# WHAT IS REQUIRED
Reproduce exactly, with no pictures, each line from the opening of the material down through the line containing "algemene = [None, 17420, 6680, 6670, 6870, 6210]".
━━━
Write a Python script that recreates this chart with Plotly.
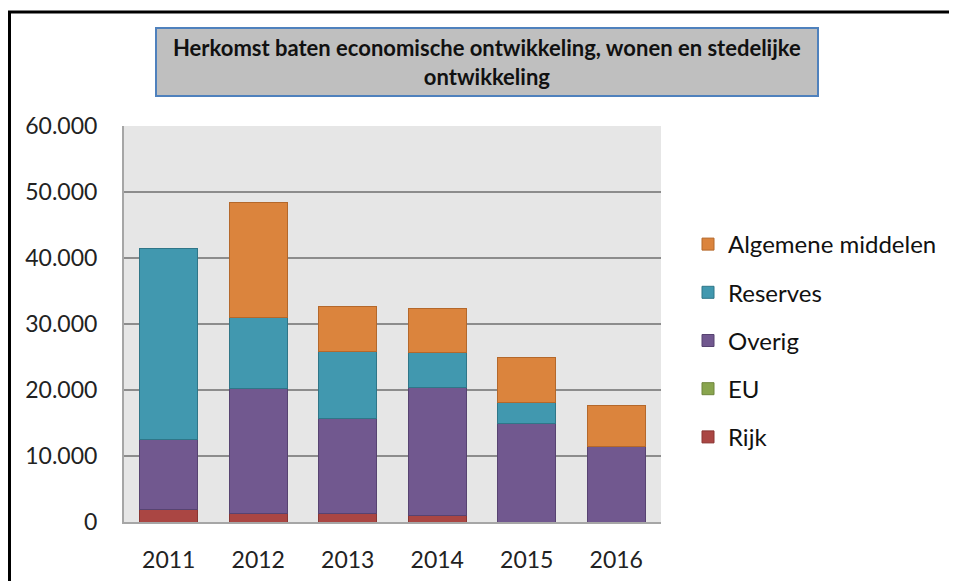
import plotly.graph_objects as go

years = ["2011", "2012", "2013", "2014", "2015", "2016"]
rijk = [1820, 1260, 1260, 1060, None, None]
eu = [None, None, None, None, None, None]
overig = [10710, 19040, 14390, 19390, 14850, 11410]
reserves = [28940, 10760, 10250, 5250, 3280, None]
algemene = [None, 17420, 6680, 6670, 6870, 6210]

series = [
    ("Rijk", rijk, "#AA4643", "#8A3532"),
    ("EU", eu, "#89A54E", "#6E853C"),
    ("Overig", overig, "#71588F", "#574371"),
    ("Reserves", reserves, "#4198AF", "#2F7688"),
    ("Algemene middelen", algemene, "#DB843D", "#B4682B"),
]

FONT = "Lato, Calibri, sans-serif"
OFF = 8  # page body margin

fig = go.Figure()
n = len(series)
for i, (name, vals, col, line) in enumerate(series):
    fig.add_trace(go.Bar(
        x=years, y=vals, name=name, legendgroup=f"g{i}", legendrank=n - i,
        marker=dict(color=col, line=dict(color=line, width=1)),
    ))

# page-pixel geometry of the plot area
L, R, T, B = 124, 661, 126, 522
W, H = 957 - OFF, 581 - OFF
pw, ph = R - L, B - T

def px(x):
    return (x - L) / pw

def py(y):
    return (B - y) / ph

fig.update_layout(
    width=W, height=H,
    margin=dict(l=L - OFF, r=W - (R - OFF), t=T - OFF, b=H - (B - OFF), pad=0),
    barmode="stack", bargap=0.35,
    paper_bgcolor="white", plot_bgcolor="#E6E6E6",
    separators=",.",
    font=dict(family=FONT, size=20, color="#222222"),
    showlegend=True,
    legend=dict(
        x=px(688), y=py(222), xanchor="left", yanchor="top",
        traceorder="grouped", tracegroupgap=14,
        font=dict(family=FONT, size=24, color="#111111"),
        itemwidth=30, bgcolor="rgba(0,0,0,0)",
    ),
    xaxis=dict(
        automargin=False,
        showgrid=False, showline=True, linecolor="#A6A6A6", linewidth=2,
        ticks="", tickfont=dict(family=FONT, size=23, color="#222222"),
        ticklabelstandoff=16,
    ),
    yaxis=dict(
        automargin=False,
        range=[0, 60000], tickvals=[0, 10000, 20000, 30000, 40000, 50000, 60000],
        tickformat=",.0f", showgrid=True, gridcolor="#8C8C8C", gridwidth=2,
        showline=True, linecolor="#A6A6A6", linewidth=2, zeroline=False,
        ticks="", tickfont=dict(family=FONT, size=23, color="#222222"),
        ticklabelstandoff=20,
    ),
    shapes=[
        dict(type="line", xref="paper", yref="paper",
             x0=px(OFF + 1.5), x1=px(OFF + 1.5), y0=py(620), y1=py(12),
             line=dict(color="black", width=3), layer="above"),
        dict(type="line", xref="paper", yref="paper",
             x0=px(OFF), x1=px(OFF + W + 20), y0=py(12), y1=py(12),
             line=dict(color="black", width=3), layer="above"),
        dict(type="rect", xref="paper", yref="paper",
             x0=px(156), x1=px(818), y0=py(96), y1=py(28),
             line=dict(color="#4F81BD", width=2), fillcolor="#BFBFBF", layer="above"),
    ],
    annotations=[
        dict(xref="paper", yref="paper", x=px(487), y=py(62),
             xanchor="center", yanchor="middle", showarrow=False,
             text="<b>Herkomst baten economische ontwikkeling, wonen en stedelijke<br>ontwikkeling</b>",
             font=dict(family=FONT, size=22, color="#111111")),
    ],
)

fig.write_html("out.html")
━━━
# RESULT
Write a Python script that recreates this chart with Plotly.
import plotly.graph_objects as go

years = ["2011", "2012", "2013", "2014", "2015", "2016"]
rijk = [1820, 1260, 1260, 1060, None, None]
eu = [None, None, None, None, None, None]
overig = [10710, 19040, 14390, 19390, 14850, 11410]
reserves = [28940, 10760, 10250, 5250, 3280, None]
algemene = [None, 17420, 6680, 6670, 6870, 6210]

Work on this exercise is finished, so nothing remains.